The records:
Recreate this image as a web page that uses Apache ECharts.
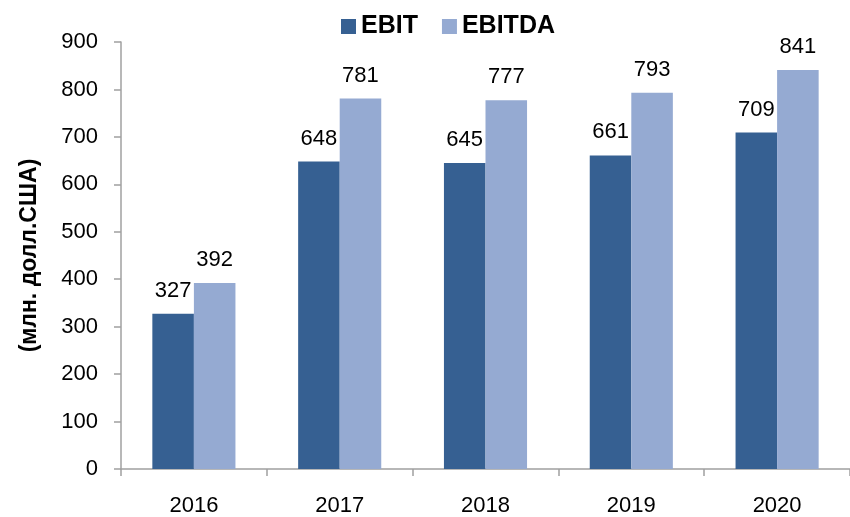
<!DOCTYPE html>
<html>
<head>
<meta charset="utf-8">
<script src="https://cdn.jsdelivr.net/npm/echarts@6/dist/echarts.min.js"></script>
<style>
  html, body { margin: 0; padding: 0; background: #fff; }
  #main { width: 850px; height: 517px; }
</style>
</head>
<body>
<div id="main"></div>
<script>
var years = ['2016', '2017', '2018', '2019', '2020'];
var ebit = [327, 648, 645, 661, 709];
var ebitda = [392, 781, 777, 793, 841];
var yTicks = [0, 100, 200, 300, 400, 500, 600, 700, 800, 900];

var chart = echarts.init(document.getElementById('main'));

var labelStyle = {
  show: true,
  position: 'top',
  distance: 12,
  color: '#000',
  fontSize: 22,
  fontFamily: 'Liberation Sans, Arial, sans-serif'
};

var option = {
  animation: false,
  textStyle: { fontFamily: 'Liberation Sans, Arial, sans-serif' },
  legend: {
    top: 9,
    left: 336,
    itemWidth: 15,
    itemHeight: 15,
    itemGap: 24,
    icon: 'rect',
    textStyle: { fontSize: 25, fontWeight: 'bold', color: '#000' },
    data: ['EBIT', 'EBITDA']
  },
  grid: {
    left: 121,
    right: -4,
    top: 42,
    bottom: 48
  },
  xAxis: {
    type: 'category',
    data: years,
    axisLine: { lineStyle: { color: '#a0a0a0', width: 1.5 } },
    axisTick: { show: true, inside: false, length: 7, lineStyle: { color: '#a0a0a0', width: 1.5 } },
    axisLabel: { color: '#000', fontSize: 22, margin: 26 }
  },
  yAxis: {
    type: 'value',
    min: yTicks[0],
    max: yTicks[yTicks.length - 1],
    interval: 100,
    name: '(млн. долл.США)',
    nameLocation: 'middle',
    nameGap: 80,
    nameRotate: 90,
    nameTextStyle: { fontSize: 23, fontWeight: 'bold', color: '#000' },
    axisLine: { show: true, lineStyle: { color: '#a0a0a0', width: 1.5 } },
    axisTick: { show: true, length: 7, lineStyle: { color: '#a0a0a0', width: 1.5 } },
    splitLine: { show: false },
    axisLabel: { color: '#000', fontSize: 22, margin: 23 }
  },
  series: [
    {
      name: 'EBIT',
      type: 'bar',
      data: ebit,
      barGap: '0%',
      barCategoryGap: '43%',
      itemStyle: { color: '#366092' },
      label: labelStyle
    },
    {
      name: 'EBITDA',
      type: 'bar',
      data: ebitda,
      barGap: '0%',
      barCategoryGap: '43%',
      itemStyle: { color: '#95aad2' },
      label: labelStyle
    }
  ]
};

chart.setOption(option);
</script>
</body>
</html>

--

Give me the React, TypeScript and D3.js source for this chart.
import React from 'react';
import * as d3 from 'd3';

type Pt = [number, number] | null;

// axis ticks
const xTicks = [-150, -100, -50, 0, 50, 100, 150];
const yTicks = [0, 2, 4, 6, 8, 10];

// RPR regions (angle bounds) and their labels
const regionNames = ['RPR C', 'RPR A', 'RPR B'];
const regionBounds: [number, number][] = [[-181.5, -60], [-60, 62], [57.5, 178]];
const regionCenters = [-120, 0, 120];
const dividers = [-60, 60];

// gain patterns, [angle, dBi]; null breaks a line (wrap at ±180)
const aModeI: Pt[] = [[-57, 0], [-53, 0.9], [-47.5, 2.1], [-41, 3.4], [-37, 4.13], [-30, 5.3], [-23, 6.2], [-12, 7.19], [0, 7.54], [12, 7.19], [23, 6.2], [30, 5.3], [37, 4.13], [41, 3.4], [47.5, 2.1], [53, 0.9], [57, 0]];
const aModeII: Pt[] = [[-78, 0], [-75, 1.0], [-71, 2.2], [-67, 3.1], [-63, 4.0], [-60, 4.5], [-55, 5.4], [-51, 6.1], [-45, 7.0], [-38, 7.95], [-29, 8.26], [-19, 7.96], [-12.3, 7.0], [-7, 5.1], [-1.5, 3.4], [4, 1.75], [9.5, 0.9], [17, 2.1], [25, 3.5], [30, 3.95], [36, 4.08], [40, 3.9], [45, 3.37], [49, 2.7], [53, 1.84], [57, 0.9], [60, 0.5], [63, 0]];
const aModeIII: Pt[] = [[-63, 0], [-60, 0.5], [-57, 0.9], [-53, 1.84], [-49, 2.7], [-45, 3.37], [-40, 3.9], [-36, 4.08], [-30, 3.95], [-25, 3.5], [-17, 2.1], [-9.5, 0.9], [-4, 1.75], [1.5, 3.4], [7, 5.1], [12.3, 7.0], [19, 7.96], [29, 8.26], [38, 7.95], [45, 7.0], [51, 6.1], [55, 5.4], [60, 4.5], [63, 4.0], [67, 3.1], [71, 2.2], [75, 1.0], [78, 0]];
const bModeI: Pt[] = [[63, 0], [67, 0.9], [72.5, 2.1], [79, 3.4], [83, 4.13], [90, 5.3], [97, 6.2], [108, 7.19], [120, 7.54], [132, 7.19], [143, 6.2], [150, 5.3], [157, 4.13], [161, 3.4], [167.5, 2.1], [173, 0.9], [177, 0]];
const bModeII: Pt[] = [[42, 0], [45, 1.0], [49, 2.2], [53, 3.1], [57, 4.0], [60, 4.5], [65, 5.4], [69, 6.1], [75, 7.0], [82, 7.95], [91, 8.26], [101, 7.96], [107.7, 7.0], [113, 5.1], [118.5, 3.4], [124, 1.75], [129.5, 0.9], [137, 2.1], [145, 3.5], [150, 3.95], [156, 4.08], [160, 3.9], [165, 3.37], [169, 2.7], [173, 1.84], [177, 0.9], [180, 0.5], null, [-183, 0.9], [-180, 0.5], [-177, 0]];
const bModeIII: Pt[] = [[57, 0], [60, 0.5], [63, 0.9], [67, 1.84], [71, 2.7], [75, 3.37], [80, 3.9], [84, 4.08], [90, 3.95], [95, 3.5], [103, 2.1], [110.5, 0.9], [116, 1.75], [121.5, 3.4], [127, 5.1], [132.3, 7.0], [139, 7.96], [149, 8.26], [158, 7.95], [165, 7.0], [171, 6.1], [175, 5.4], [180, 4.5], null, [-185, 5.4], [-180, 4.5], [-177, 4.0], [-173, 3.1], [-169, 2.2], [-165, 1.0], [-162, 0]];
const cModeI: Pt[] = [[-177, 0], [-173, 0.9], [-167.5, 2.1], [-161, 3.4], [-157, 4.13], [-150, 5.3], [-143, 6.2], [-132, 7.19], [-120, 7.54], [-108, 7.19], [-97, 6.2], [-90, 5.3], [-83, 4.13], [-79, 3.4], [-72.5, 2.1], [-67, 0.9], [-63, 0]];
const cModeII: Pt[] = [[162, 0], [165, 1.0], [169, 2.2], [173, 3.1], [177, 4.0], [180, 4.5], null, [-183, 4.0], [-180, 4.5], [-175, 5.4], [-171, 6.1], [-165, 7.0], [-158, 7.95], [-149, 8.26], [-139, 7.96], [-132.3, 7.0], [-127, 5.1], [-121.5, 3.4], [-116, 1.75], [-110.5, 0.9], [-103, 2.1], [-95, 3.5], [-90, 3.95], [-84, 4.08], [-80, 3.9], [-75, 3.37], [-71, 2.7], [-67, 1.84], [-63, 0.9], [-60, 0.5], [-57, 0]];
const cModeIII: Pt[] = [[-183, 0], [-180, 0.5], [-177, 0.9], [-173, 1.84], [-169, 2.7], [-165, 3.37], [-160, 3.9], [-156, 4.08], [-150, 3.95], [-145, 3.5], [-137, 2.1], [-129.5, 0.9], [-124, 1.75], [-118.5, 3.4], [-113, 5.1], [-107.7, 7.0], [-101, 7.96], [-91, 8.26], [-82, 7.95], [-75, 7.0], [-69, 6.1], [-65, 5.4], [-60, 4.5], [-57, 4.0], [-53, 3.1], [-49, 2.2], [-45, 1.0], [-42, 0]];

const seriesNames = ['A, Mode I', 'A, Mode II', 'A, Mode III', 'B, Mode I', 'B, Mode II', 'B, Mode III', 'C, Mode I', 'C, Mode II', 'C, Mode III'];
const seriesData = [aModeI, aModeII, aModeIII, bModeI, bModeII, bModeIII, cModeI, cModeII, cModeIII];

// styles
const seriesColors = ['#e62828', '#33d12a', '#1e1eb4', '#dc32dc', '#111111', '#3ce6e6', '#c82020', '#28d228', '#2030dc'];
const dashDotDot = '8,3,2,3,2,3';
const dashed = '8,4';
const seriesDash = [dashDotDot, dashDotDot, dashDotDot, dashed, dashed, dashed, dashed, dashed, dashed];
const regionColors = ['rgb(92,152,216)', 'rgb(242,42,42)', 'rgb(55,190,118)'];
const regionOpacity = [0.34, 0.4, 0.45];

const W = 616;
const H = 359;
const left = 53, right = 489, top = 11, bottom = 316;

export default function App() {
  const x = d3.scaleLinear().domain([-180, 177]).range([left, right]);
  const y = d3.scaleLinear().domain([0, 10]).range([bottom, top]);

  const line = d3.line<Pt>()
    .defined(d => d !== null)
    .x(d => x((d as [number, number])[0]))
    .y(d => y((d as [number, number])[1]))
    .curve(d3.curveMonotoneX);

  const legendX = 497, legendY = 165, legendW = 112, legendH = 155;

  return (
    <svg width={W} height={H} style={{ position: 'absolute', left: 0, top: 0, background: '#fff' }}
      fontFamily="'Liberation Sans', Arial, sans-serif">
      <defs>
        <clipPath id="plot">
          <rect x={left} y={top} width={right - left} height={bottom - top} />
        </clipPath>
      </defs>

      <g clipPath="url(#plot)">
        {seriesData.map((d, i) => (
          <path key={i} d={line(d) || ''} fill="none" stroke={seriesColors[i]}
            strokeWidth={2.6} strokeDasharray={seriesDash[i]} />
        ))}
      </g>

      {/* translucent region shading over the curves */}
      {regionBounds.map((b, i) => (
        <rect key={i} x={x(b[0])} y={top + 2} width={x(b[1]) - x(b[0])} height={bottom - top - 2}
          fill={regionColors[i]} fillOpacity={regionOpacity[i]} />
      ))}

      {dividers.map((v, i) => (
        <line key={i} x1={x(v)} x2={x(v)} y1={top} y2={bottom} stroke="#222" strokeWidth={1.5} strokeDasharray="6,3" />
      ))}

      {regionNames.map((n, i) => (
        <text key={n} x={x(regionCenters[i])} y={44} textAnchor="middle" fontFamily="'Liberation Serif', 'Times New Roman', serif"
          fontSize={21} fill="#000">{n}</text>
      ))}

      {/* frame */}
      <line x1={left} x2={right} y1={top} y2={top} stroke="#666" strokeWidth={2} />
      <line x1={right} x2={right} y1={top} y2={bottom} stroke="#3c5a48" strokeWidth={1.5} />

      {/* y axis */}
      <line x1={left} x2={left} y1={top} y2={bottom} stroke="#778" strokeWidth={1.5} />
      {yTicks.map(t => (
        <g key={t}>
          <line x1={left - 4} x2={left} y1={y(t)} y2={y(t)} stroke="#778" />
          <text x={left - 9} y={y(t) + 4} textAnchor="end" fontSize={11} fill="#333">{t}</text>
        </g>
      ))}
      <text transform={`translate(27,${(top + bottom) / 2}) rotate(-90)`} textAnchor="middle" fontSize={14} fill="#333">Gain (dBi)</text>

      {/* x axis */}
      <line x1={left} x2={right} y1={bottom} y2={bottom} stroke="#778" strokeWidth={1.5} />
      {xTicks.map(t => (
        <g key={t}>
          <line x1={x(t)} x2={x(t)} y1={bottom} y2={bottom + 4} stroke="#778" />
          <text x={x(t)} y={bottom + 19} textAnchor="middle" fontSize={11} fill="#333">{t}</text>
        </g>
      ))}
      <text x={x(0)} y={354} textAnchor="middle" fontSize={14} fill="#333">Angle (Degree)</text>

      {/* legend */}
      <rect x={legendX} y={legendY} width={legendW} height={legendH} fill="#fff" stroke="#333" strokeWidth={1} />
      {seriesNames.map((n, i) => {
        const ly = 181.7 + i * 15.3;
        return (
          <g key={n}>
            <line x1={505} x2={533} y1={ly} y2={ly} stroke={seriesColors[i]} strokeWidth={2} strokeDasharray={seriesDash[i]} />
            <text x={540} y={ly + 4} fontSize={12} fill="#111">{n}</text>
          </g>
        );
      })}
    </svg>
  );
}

Task directions:
Only lines with the string "React" belong in your answer; copy each one.

Solution for this problem:
Give me the React, TypeScript and D3.js source for this chart.
import React from 'react';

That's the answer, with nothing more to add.